Il nuovo approccio è evolvere l’umano, occorre lavorare molto sulle componenti psico-sociali dei bambini, fin dal loro concepimento. Gli esempi che qualcosa si muove ci sono come il “Progetto 1000 giorni” dove si lavora dal giorno del concepimento su queste componenti dalla mamma al bambino. Ora e qui, a Roma, si lavora su questo partendo dalla Scuola di Psicologia della Salute fondata dal Prof. Emerito Mario Bertini e portato avanti da scienziati da tutto il mondo al Centro Internazionale per la Promozione della Salute e del Benessere della ASL Roma1. Il progetto è ambizioso: far diventare le persone migliori, sicure e forti, capaci di gestire i sentimenti, e gli accadimenti e questo atteggiamento lavora per il nostro corpo per rimanere più sani e per lungo tempo. Il messaggio che deve passare è che il mondo muta, ma abbiamo gli strumenti per affrontare il cambiamento, purché non si nasconda una verità che è fatta anche di fragilità, di incertezza, e di morte ma anche di sorpresa meraviglia e capacità di affrontare anche con il supporto di nuove tecnologie, nuove sfide. 

Accettare che nell’ignoto e nella novità le risposte non sono sempre risolvibili con sì o no, ma sono spesso incomplete e parziali oppure non c’è una soluzione semplice e chiara o definitiva, ma di soluzioni iterative fatte di tentativi e miglioramenti. Il marketing ci ha rassicurato con slogan “prendere una pillola quando necessita”, una magia che alla fine dei conti non funziona, cura i sintomi ma non le cause, e soprattuto non funziona se non diventiamo noi stessi protagonisti del nostro futuro.

Partire da un cambio di mind-set che si crea già nelle scuole di infanzia e ci accompagna sino alle scuole di management e durante la vita.

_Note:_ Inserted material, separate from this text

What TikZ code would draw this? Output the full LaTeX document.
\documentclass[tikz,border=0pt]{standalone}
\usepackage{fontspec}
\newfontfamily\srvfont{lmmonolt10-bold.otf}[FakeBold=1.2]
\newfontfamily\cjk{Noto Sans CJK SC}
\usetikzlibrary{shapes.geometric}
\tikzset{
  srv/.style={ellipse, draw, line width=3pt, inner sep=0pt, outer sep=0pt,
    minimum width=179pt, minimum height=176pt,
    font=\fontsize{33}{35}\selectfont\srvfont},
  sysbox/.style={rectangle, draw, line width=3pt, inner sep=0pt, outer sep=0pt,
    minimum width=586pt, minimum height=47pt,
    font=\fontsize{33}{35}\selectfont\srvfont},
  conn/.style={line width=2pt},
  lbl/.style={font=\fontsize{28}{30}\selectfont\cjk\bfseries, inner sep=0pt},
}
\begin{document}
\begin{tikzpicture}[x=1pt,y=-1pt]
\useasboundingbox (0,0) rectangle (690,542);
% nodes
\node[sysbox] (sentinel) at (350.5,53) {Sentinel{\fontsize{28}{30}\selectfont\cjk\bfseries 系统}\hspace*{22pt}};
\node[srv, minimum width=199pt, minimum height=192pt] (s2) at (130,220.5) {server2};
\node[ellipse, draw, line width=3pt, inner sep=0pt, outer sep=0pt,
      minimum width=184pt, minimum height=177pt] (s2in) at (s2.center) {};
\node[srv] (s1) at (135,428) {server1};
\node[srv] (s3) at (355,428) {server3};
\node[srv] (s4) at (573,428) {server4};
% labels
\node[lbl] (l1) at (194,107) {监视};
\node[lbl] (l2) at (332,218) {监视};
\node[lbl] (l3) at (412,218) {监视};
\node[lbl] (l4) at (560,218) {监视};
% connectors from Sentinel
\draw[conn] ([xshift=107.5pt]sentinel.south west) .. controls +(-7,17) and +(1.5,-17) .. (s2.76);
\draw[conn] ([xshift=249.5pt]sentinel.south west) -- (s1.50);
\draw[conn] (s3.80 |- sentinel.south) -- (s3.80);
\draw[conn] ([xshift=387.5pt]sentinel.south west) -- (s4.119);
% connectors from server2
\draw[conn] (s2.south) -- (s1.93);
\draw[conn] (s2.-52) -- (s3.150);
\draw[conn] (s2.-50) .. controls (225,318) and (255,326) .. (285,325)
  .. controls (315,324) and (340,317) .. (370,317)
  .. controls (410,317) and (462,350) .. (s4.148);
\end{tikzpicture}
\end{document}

La pubblica amministrazione è il sistema che oggi necessita di  una rivoluzione più radicale. Creata per mantenere lo staus quo e non gestire il cambiamento. Si può ad esempio iniziare da oggi a formare una nuova classe di medici alla gestione del rischio, insegnando loro ad affrontare situazioni complesse con la consapevolezza di non avere a che fare con un mondo malthusiano e concluso. L’utilizzo di tecnologie di intelligenza artificiale capace di simulare e modificare durante l’acquisizione dei dati i processi. L’economia che applica metodologie e le ripete non è più possibile, non esistono protocolli fissi da seguire, neppure negli ospedali: è un cambiamento epocale del paradigma della salute.

 

La tecnologia può aiutare a gestire il cambiamento?

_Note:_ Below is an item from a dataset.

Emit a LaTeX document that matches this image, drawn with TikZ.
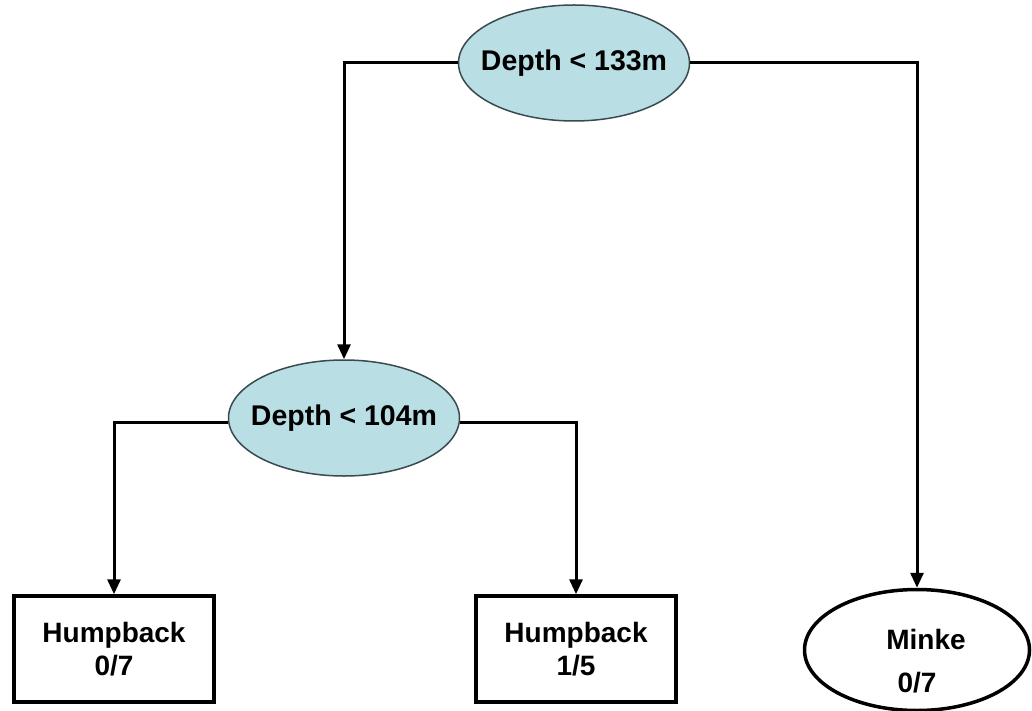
\documentclass[tikz,border=0pt]{standalone}
\usepackage{fontspec}
\setmainfont{Liberation Sans}
\usetikzlibrary{shapes.geometric,arrows.meta}
\definecolor{splitfill}{HTML}{B9DFE5}
\definecolor{splitline}{HTML}{3A4A4E}
\tikzset{
  split/.style={ellipse, draw=splitline, line width=1.5pt, fill=splitfill, inner xsep=-12pt, inner ysep=0pt,
    minimum width=231pt, minimum height=116pt, font=\fontsize{28.5}{30}\selectfont\bfseries},
  leafbox/.style={rectangle, draw=black, line width=3.5pt, fill=white, inner sep=0pt,
    minimum width=200pt, minimum height=106pt, align=center,
    font=\fontsize{28}{33}\selectfont\bfseries},
  leafoval/.style={ellipse, draw=black, line width=3.5pt, fill=white, inner xsep=-10pt, inner ysep=0pt,
    minimum width=225pt, minimum height=113pt, align=center,
    font=\fontsize{28}{43}\selectfont\bfseries},
  conn/.style={draw=black, line width=3pt, -{Triangle[length=15pt,width=13pt]}}
}
\begin{document}
\begin{tikzpicture}[x=1pt,y=-1pt]
\useasboundingbox[fill=white] (0,0) rectangle (1032,711);
\node[split] (top) at (574,63) {Depth < 133m};
\node[split] (mid) at (344,418) {Depth < 104m};
\node[leafbox] (h1) at (114,649) {Humpback\\0/7};
\node[leafbox] (h2) at (576,649) {Humpback\\1/5};
\node[leafoval] (mk) at (917,650) {\rule{0pt}{42pt}\hspace*{18pt}Minke\\0/7};
\draw[conn] (top.west) -| (mid.north);
\draw[conn] (top.east) -| (mk.north);
\draw[conn] ([yshift=-4pt]mid.west) -| (h1.north);
\draw[conn] ([yshift=-4pt]mid.east) -| (h2.north);
\end{tikzpicture}
\end{document}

La tecnologia è lo strumento nuovo che supporta il cambiamento, questo tipo di cambiamento impossibile da gestire senza. Le nuove tecnologie digitali applicate alla operation e orientate al cognitive (dati, elaborazione ed azione) certamente ci possono dare una mano a gestire processi complessi e dinamici, ma applicare la tecnologia al pensiero Ottocentesco, come oggi perlopiù stiamo facendo, creerà più difficoltà che altro, dando rilievo a nuove ondate luddiste. Se ci dobbiamo salvare da soli, non può salvarci la tecnologia o il finto progresso che ci siamo illusi di vivere: questo è un miraggio, un mito da sfatare.  Eppure qualcosa si muove, emerge nel mondo della scienza, della filosofia, mai come oggi interrogata sui grandi mutamenti, e spinta da persone e leaders illuminati.  Si lavora insieme senza barriere di discipline ad una nuova visione del mondo che darà supporto ad accogliere il cambiamento senza paure e con la capacità di raccogliere opportunità e non sconfitte.